Furthermore, the internal political dynamics within the SSPX itself act as a stabilizing counter-weight against easy capitulation. The leadership under Bishop Davide Pagliarani operates under a strict mandate to preserve the ideological purity of the movement. Any compromise perceived as a concession to "modernist Rome" triggers immediate internal splintering. The historical precedent of 2012—where negotiations neared completion under Bishop Bernard Fellay only to collapse due to internal revolt and the subsequent expulsion of hardline elements—demonstrates that the SSPX leadership faces a hard ceiling regarding how much diplomatic flexibility they can exercise without destroying their own organization from within.
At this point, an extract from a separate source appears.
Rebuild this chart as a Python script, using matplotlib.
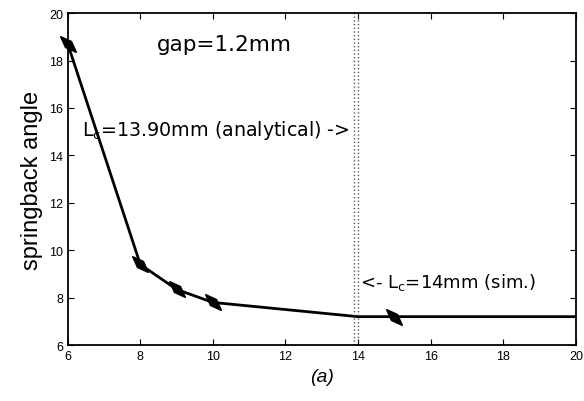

Operational Realities and Interim Concessions
While formal canonical integration remains blocked by these structural factors, a state of pragmatic, de facto regularisation has quietly advanced. This tactical accommodation operates via targeted faculties granted by the Holy See, which bypass the broader doctrinal dispute.
Sacramental Encroachment
During the 2015 Year of Mercy, Pope Francis granted SSPX priests the faculty to hear confessions validly and licitly, a concession later extended indefinitely in the apostolic letter Miserordia et Misera. Subsequently, provisions were made to allow local ordinaries to grant permission for SSPX marriages to be celebrated licitly.
These moves were not theological endorsements; they were pastoral risk-mitigation strategies designed to ensure the validity of sacraments received by ordinary lay faithful who frequent traditionalist chapels.
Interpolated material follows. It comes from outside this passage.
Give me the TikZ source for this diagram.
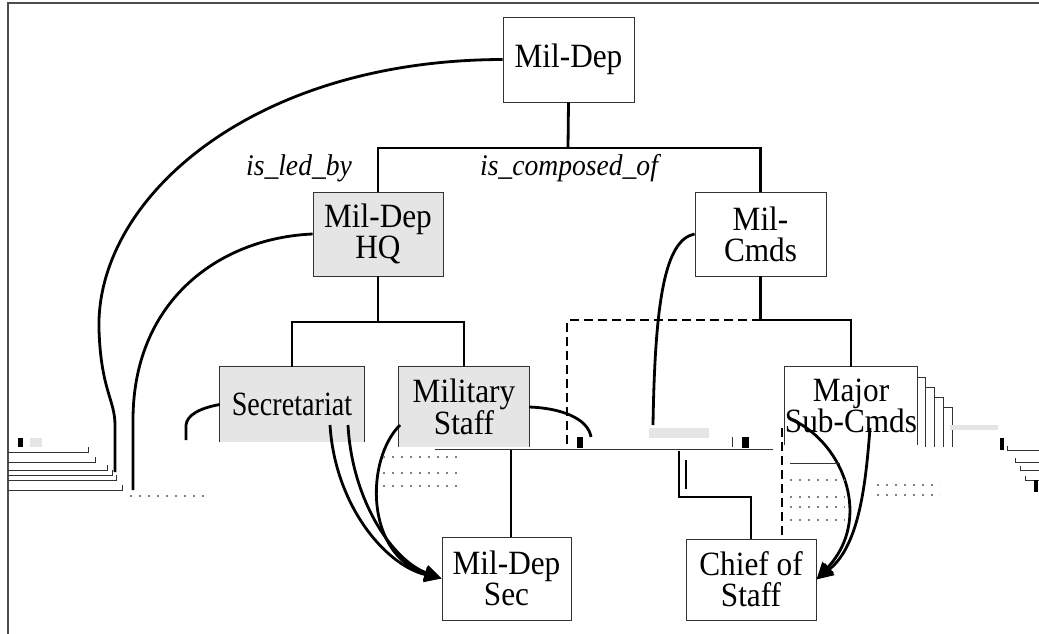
\documentclass[tikz,border=0pt]{standalone}
\usepackage{fontspec}
\setmainfont{Liberation Serif}[FakeStretch=0.92]
\usetikzlibrary{arrows.meta}
\definecolor{boxgray}{gray}{0.9}
\definecolor{edge}{gray}{0.2}
\begin{document}
\begin{tikzpicture}[x=1pt,y=-1pt,
  nodefont/.style={font=\fontsize{34}{31}\selectfont, align=center, inner sep=0pt},
  box/.style={nodefont, draw=edge, line width=0.9pt, fill=white},
  graybox/.style={box, fill=boxgray},
  openbox/.style={nodefont, draw=none},
  conn/.style={line width=2.8pt, black},
  dconn/.style={conn, dash pattern=on 9pt off 5pt},
  arr/.style={conn, -{Triangle[length=17pt,width=15pt]}},
  rel/.style={font=\fontsize{30}{30}\selectfont\itshape, inner sep=0pt},
  thinl/.style={line width=0.8pt, edge},
  dots/.style={line width=1.2pt, gray, dash pattern=on 2pt off 7pt},
  frame/.style={line width=1.6pt, gray!60!black}]

\useasboundingbox (0,0) rectangle (1039,634);
\draw[frame] (8,634) -- (8,3) -- (1039,3);

% ---- nodes ----
\node[box, minimum width=131pt, minimum height=85pt] (mildep) at (568.5,59.5) {Mil-Dep};
\node[graybox, minimum width=130pt, minimum height=84pt] (hq) at (378,234) {Mil-Dep\\HQ};
\node[box, minimum width=131pt, minimum height=84pt] (cmds) at (760.5,234) {Mil-\\Cmds};

% Secretariat (open bottom)
\node[openbox, fill=boxgray, minimum width=144pt, minimum height=75pt] (sec) at (292,404.5) {\scalebox{0.9}[1]{Secretariat}};
\draw[thinl] (sec.south west) -- (sec.north west) -- (sec.north east) -- (sec.south east);

% Military Staff (open bottom)
\node[openbox, fill=boxgray, minimum width=130pt, minimum height=80pt] (mst) at (464,407) {Military\\Staff};
\draw[thinl] (mst.south west) -- (mst.north west) -- (mst.north east) -- (mst.south east);

% Major Sub-Cmds with stacked frames
\foreach \i in {4,3,2,1}{
  \draw[thinl] ({916+9*(\i-1)},{367+10*\i}) -- ({916+9*\i},{367+10*\i}) -- ({916+9*\i},447);
}
\node[openbox, fill=white, minimum width=130pt, minimum height=78pt] (msc) at (851,406) {Major\\Sub-Cmds};
\draw[thinl] (msc.south west) -- (msc.north west) -- (msc.north east) -- (msc.south east);

\node[box, minimum width=129pt, minimum height=83pt] (mds) at (506.5,578.5) {Mil-Dep\\Sec};
\node[box, minimum width=130pt, minimum height=81pt] (cos) at (751,579.5) {Chief of\\Staff};

% ---- relation labels ----
\node[rel, anchor=base] (led) at (299,175) {is\_led\_by};
\node[rel, anchor=base] (comp) at (569,175) {is\_composed\_of};

% ---- tree connectors ----
\coordinate (j1) at (568,148);
\draw[conn] (mildep.south) -- (j1);
\draw[conn] (hq.north) |- (j1) -| (cmds.north);

\coordinate (j2) at (378,322);
\draw[conn] (hq.south) -- (j2);
\draw[conn] (sec.north) |- (j2) -| (mst.north);

\coordinate (j3) at (760.5,320);
\coordinate (dend) at (567,447);
\draw[conn] (cmds.south) -- (j3) -| (msc.north);
\draw[dconn] (j3) -| (dend);

% ---- mid band ----
\coordinate (b1) at (435,449);
\coordinate (b2) at (773,449);
\draw[thinl] (b1) -- (b2);
\fill[boxgray] (649,428) rectangle (709,438);

\coordinate (c1) at (511,450);
\draw[conn] (c1) -- (c1 |- mds.north);
\coordinate (c2) at (679,451);
\coordinate (c3) at (751,497);
\draw[conn] (c2) |- (c3) -- (c3 |- cos.north);
\draw[conn] (686,460) -- (686,489);
\coordinate (c4) at (782,428);
\draw[dconn] (c4) -- (c4 |- cos.north);

% ---- long curves on the left ----
\coordinate (l1) at (115,472);
\draw[conn] (mildep.west) .. controls (250,60) and (95,200) .. (99,330)
  .. controls (101,390) and (115,400) .. (115,425) -- (l1);
\coordinate (l2) at (133,490);
\draw[conn] (hq.west) .. controls (220,238) and (133,300) .. (133,420) -- (l2);

\coordinate (l3) at (653,425);
\draw[conn] (cmds.west) .. controls (665,240) and (655,300) .. (l3);

\coordinate (l4) at (186,440);
\draw[conn] (sec.west) .. controls (200,408) and (187,415) .. (186,425) -- (l4);
\coordinate (l5) at (591,437);
\draw[conn] (mst.east) .. controls (560,408) and (588,418) .. (l5);
\fill (577,437) rectangle (583,448);
\fill (742,437) rectangle (749,448);
\draw[thinl] (732,437) -- (732,447);

% ---- arrows ----
\coordinate (s1) at (330,425);
\coordinate (s2) at (348,425);
\coordinate (s3) at (400,425);
\draw[arr] (s1) .. controls (335,505) and (385,565) .. (mds.west);
\draw[arr] (s2) .. controls (352,500) and (392,560) .. (mds.west);
\draw[arr] (s3) .. controls (365,460) and (365,555) .. (mds.west);

\coordinate (t1) at (793,420);
\coordinate (t2) at (870,428);
\draw[arr] (t1) .. controls (845,445) and (872,520) .. (cos.east);
\draw[arr] (t2) .. controls (866,480) and (860,545) .. (cos.east);

% ---- stacked fragment lines at the left ----
\foreach \y/\x in {452/88, 462/95, 470/107, 475/112, 480/116, 490/122}{
  \draw[thinl] (8,\y) -- (\x,\y) -- (\x,\y-5);
}
\fill (18,438) rectangle (23,447);
\fill[boxgray] (30,438) rectangle (42,447);

% ---- stacked fragment lines at the right ----
\foreach \y/\x in {450/1007, 462/1015, 470/1020, 480/1025}{
  \draw[thinl] (\x,\y-4) -- (\x,\y) -- (1039,\y);
}
\fill (1034,480) rectangle (1038,492);
\fill (1000,438) rectangle (1004,450);
\fill[boxgray] (950,425) rectangle (998,430);
\draw[thinl] (790,463) -- (840,463);

% ---- dotted rows ----
\foreach \y in {457,473,486}{ \draw[dots] (383,\y) -- (458,\y); }
\foreach \y in {480,497,507,520}{ \draw[dots] (790,\y) -- (845,\y); }
\foreach \y in {485,495}{ \draw[dots] (877,\y) -- (940,\y); }
\draw[dots] (130,496) -- (205,496);
\end{tikzpicture}
\end{document}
The Asymmetrical Leverage Dynamic
This piecemeal recognition creates an asymmetrical leverage dynamic that disincentivizes the SSPX from making major doctrinal concessions. If the Society can secure the legal validity of its confessions and marriages, and maintain its real estate and financial autonomy without signing a doctrinal preamble that compromises its core brand, the marginal utility of achieving full, formal regularisation drops significantly. The status quo offers the benefits of functional operation with none of the oversight, optimization friction, or canonical discipline that accompanies integration into the official hierarchy.
Strategic Forecast: The Permanent Parallel Trajectory
Barring an unprecedented structural capitulation by either the Holy See regarding the universal binding nature of Vatican II, or by the SSPX regarding its theological critique of the post-conciliar era, full formal reconciliation is a low-probability event across the next two pontificates.
The analytical consensus points toward a different equilibrium: the institutionalization of a permanent parallel trajectory.
The Holy See will likely maintain its dual-track policy of local restriction via documents like Traditionis Custodes alongside universal pragmatism regarding the SSPX's sacramental validity. This strategy isolates the SSPX from the mainstream diocesan structure while preventing a total canonical break.
The SSPX will continue to expand its infrastructure independently, leveraging growing discontent with liturgical fluidity within the mainstream Church to recruit vocations and secure financial self-sufficiency.
The relationship will not be defined by a dramatic "door opening" or a formal treaty signed in Rome. Instead, it will look like an ecclesiastical cold war: characterized by mutual theological non-recognition, sporadic tactical cooperation, and an unstated agreement that the cost of formal unity vastly outweighs the operational utility of the current, managed division.